Introduction and Motivation
The ability of AI systems to follow complex language instructions and perform tasks in realistic 3D environments has long been a challenge. While modern AI demonstrates proficiency in abstract domains such as chess and programming, interacting with the physical world through grounded perception and action remains significantly underdeveloped. The SIMA project seeks to overcome this limitation by training agents to follow diverse free-form instructions across various 3D settings, from curated research environments to open-ended commercial video games.
A critical approach of SIMA is its reliance on a generic, human-like interface. Agents receive image observations and language instructions, translating these into keyboard-and-mouse actions, enabling them to adapt seamlessly to new environments. This universal interface models human interaction, allowing for direct imitation learning from human behavior data and zero-shot transfer to new tasks and environments.
Environments
SIMA includes a range of both commercial video games and research-specific environments, selected for their visual richness and diverse interaction possibilities. The commercial video games such as Goat Simulator 3, Hydroneer, No Man's Sky, Satisfactory, Teardown, Valheim, and Wobbly Life offer a high degree of complexity and visual fidelity. Conversely, research environments like Construction Lab, Playhouse, ProcTHOR, and WorldLab provide controlled settings for assessing specific skills essential to grounded AI.
Data Collection and Processing
The project collects large datasets of human expert gameplay, capturing videos, language instructions, and actions within these environments. Data quality is ensured through filtering and preprocessing measures. The instructions span a variety of domains such as resource gathering, combat, navigation, and object management, with data collection methodologies including single-player sessions and two-player "setter-solver" interactions.
Agent Architecture
The SIMA agent's architecture integrates inputs from pretrained models and fine-tunes them using behavioral cloning. Key components include:
- Vision models like SPARC for fine-grained image-text alignment,
- Video prediction models like Phenaki,
- Transformers for processing visual observations, language instructions, and memory states,
- A policy network generating keyboard-and-mouse actions.
This architectural setup allows the agent to assimilate extensive prior knowledge while adapting to specific tasks within varied environments. Classifier-Free Guidance is employed to enhance the policy's language conditionality during inference, improving the agent's responsiveness to instructions.
Evaluation Methods
The diverse and complex environments necessitate varied evaluation methodologies:
- Ground-truth evaluations in research environments for precise task success metrics.
- Optical Character Recognition (OCR) for detecting in-game text denoting task completion.
- Human evaluations for assessing agent performance on tasks where automatic metrics are infeasible.
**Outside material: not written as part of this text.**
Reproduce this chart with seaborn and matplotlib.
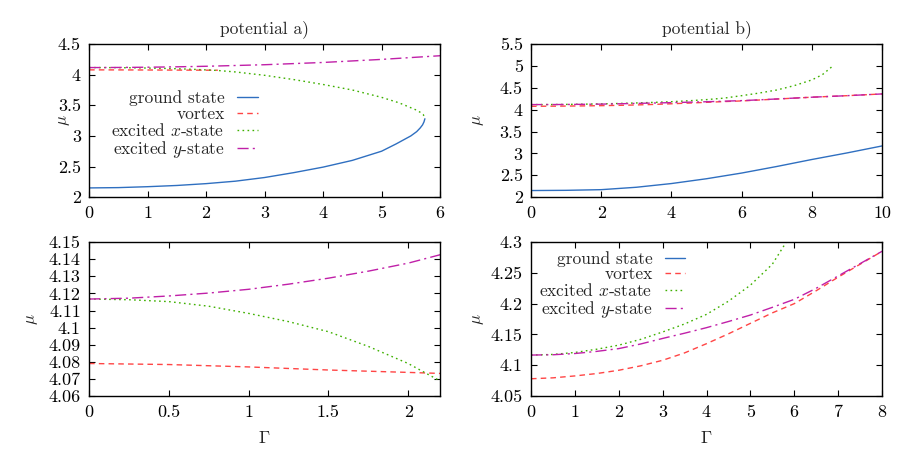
import matplotlib
matplotlib.use("Agg")
import matplotlib.pyplot as plt
import seaborn as sns

# ---- potential a) ----
gamma_a_ground = [0, 0.5, 1, 1.5, 2, 2.5, 3, 3.5, 4, 4.5, 5, 5.25, 5.5, 5.6, 5.66, 5.70, 5.725, 5.74]
mu_a_ground = [2.15, 2.155, 2.17, 2.19, 2.22, 2.26, 2.32, 2.40, 2.49, 2.60, 2.75, 2.87, 3.00,
               3.07, 3.13, 3.18, 3.23, 3.28]

gamma_a_vortex = [0, 0.5, 1, 1.5, 2, 2.2]
mu_a_vortex = [4.079, 4.0784, 4.077, 4.0752, 4.0738, 4.0732]

gamma_a_x = [0, 0.25, 0.5, 0.75, 1, 1.25, 1.5, 1.75, 2, 2.2, 2.5, 3, 3.5, 4, 4.5, 5, 5.3, 5.5,
             5.6, 5.67, 5.71, 5.735, 5.74]
mu_a_x = [4.1167, 4.1163, 4.1152, 4.1125, 4.1083, 4.1035, 4.0976, 4.089, 4.079, 4.0688,
          4.045, 3.99, 3.92, 3.84, 3.75, 3.63, 3.54, 3.46, 3.42, 3.38, 3.35, 3.31, 3.28]

gamma_a_y = [0, 0.25, 0.5, 0.75, 1, 1.25, 1.5, 1.75, 2, 2.2, 3, 4, 5, 6]
mu_a_y = [4.1167, 4.1172, 4.1185, 4.1202, 4.1224, 4.1254, 4.1289, 4.133, 4.1377, 4.1426,
          4.163, 4.20, 4.25, 4.31]

# ---- potential b) ----
gamma_b_ground = [0, 1, 2, 3, 4, 5, 6, 7, 8, 9, 10]
mu_b_ground = [2.15, 2.155, 2.17, 2.225, 2.31, 2.42, 2.55, 2.70, 2.86, 3.01, 3.17]

gamma_b_vortex = [0, 0.5, 1, 1.5, 2, 2.5, 3, 3.5, 4, 4.5, 5, 5.5, 6, 6.5, 7, 7.5, 8, 9, 10]
mu_b_vortex = [4.078, 4.0795, 4.0826, 4.0865, 4.0918, 4.099, 4.108, 4.12, 4.135, 4.151,
               4.168, 4.185, 4.200, 4.221, 4.243, 4.264, 4.285, 4.32, 4.36]

gamma_b_x = [0, 0.5, 1, 1.5, 2, 2.5, 3, 3.5, 4, 4.5, 5, 5.5, 5.8, 6, 6.5, 7, 7.5, 8, 8.3, 8.6]
mu_b_x = [4.1165, 4.1175, 4.1207, 4.126, 4.1326, 4.142, 4.154, 4.167, 4.1826, 4.204,
          4.23, 4.264, 4.298, 4.32, 4.38, 4.45, 4.55, 4.68, 4.80, 5.00]

gamma_b_y = [0, 0.5, 1, 1.5, 2, 2.5, 3, 3.5, 4, 4.5, 5, 5.5, 6, 6.5, 7, 7.5, 8, 9, 10]
mu_b_y = [4.1165, 4.117, 4.119, 4.1225, 4.127, 4.1345, 4.1435, 4.152, 4.161, 4.171,
          4.1815, 4.194, 4.207, 4.225, 4.245, 4.265, 4.285, 4.32, 4.36]

labels = ["ground state", "vortex", r"excited $x$-state", r"excited $y$-state"]
colors = ["#2f6fc0", "#ff4545", "#3fb000", "#c020a8"]
dashes = [(None, None), (4, 3), (1.2, 2.4), (8, 3, 1.5, 3)]

sns.set_theme(style="ticks")
plt.rcParams["font.family"] = ["cmr10", "DejaVu Serif"]
plt.rcParams["mathtext.fontset"] = "cm"
plt.rcParams["axes.formatter.use_mathtext"] = True
plt.rcParams["font.size"] = 12


def draw(ax, series):
    for (g, m), lab, col, ds in zip(series, labels, colors, dashes):
        line = sns.lineplot(x=g, y=m, ax=ax, sort=False, estimator=None,
                            color=col, lw=1.0, label=lab, legend=False).lines[-1]
        if ds[0] is not None:
            line.set_dashes(ds)


def style(ax, xlim, ylim, xticks, yticks):
    ax.set_xlim(*xlim)
    ax.set_ylim(*ylim)
    ax.set_xticks(xticks)
    ax.set_yticks(yticks)
    ax.set_yticklabels(["%g" % round(v, 2) for v in yticks])
    ax.set_xticklabels(["%g" % v for v in xticks])
    ax.tick_params(direction="in", top=True, right=True, length=4, width=0.8,
                   labelsize=13, colors="black", pad=6)
    for sp in ax.spines.values():
        sp.set_visible(True)
        sp.set_linewidth(1.0)
        sp.set_color("black")
    ax.set_xlabel("")
    ax.set_ylabel(r"$\mu$", fontsize=12)


fig = plt.figure(figsize=(9, 4.5), dpi=100)
ax_a = fig.add_axes([0.099, 0.562, 0.390, 0.340])
ax_b = fig.add_axes([0.590, 0.562, 0.390, 0.340])
ax_c = fig.add_axes([0.099, 0.120, 0.390, 0.342])
ax_d = fig.add_axes([0.590, 0.120, 0.390, 0.342])

series_a = [(gamma_a_ground, mu_a_ground), (gamma_a_vortex, mu_a_vortex),
            (gamma_a_x, mu_a_x), (gamma_a_y, mu_a_y)]
series_b = [(gamma_b_ground, mu_b_ground), (gamma_b_vortex, mu_b_vortex),
            (gamma_b_x, mu_b_x), (gamma_b_y, mu_b_y)]

for ax in (ax_a, ax_c):
    draw(ax, series_a)
for ax in (ax_b, ax_d):
    draw(ax, series_b)

style(ax_a, (0, 6), (2, 4.5), [0, 1, 2, 3, 4, 5, 6], [2, 2.5, 3, 3.5, 4, 4.5])
style(ax_b, (0, 10), (2, 5.5), [0, 2, 4, 6, 8, 10], [2, 2.5, 3, 3.5, 4, 4.5, 5, 5.5])
style(ax_c, (0, 2.2), (4.06, 4.15), [0, 0.5, 1, 1.5, 2],
      [4.06, 4.07, 4.08, 4.09, 4.10, 4.11, 4.12, 4.13, 4.14, 4.15])
style(ax_d, (0, 8), (4.05, 4.3), [0, 1, 2, 3, 4, 5, 6, 7, 8],
      [4.05, 4.1, 4.15, 4.2, 4.25, 4.3])

ax_a.set_title("potential a)", fontsize=12.5, pad=8)
ax_b.set_title("potential b)", fontsize=12.5, pad=8)
for ax in (ax_c, ax_d):
    ax.set_xlabel(r"$\Gamma$", fontsize=13)
    ax.xaxis.set_label_coords(0.5, -0.22)
ax_a.yaxis.set_label_coords(-0.05, 0.5)
# long tick labels here, so keep the label clear of them
ax_c.yaxis.set_label_coords(-0.14, 0.5)
for ax in (ax_b, ax_d):
    ax.yaxis.set_label_coords(-0.128, 0.5)

leg_kw = dict(frameon=False, markerfirst=False, fontsize=12.5, handlelength=1.2,
              handletextpad=0.7, labelspacing=0.0, borderpad=0, borderaxespad=0)
ax_a.legend(loc="center right", bbox_to_anchor=(0.48, 0.47), **leg_kw)
ax_d.legend(loc="upper right", bbox_to_anchor=(0.44, 0.94), **leg_kw)

fig.savefig("out.png", dpi=100)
These strategies ensure robust, scalable assessment across multiple environments while maintaining a high sensitivity to language instruction adherence.
Initial Results
Agents demonstrate varied success rates across environments, exhibiting better performance in controlled research settings than in more interactive commercial games. Performance is particularly notable in simpler environments like Playhouse and WorldLab, indicating the agents' ability to generalize basic skills. Performance across skill categories varies, with higher success in movement and basic interactions but lower success in more intricate tasks like combat and resource management.
Comparisons with several baselines highlight the benefits of the integrated approach, showing significant improvements over agents trained without pretraining or language input. Zero-shot evaluation results are promising, with agents transferring basic skills to held-out environments, underlining the generalization capabilities of the approach.
Implications and Future Directions
The implications of SIMA are twofold: practical and theoretical. Practically, SIMA's approach offers an efficient, scalable method for training embodied AI, circumventing the prohibitive costs and risks associated with real-world robotics testing. Theoretically, it advances the understanding of language grounding in rich, embodied settings, contributing to the development of General AI.
Future developments will focus on scaling to more environments, enhancing agent robustness, leveraging more sophisticated pretrained models, and refining evaluation protocols. The ultimate goal is to create a general instructable agent capable of complex, language-driven behavior across any simulated 3D environment, potentially extending to real-world applications.
Conclusion
The SIMA project represents a significant step toward achieving general AI capable of understanding and executing language instructions in rich, interactive environments. By leveraging large-scale data collection, robust agent architectures, and diverse evaluation techniques, SIMA not only advances AI capabilities but also provides a critical platform for future research in grounded language understanding and general AI.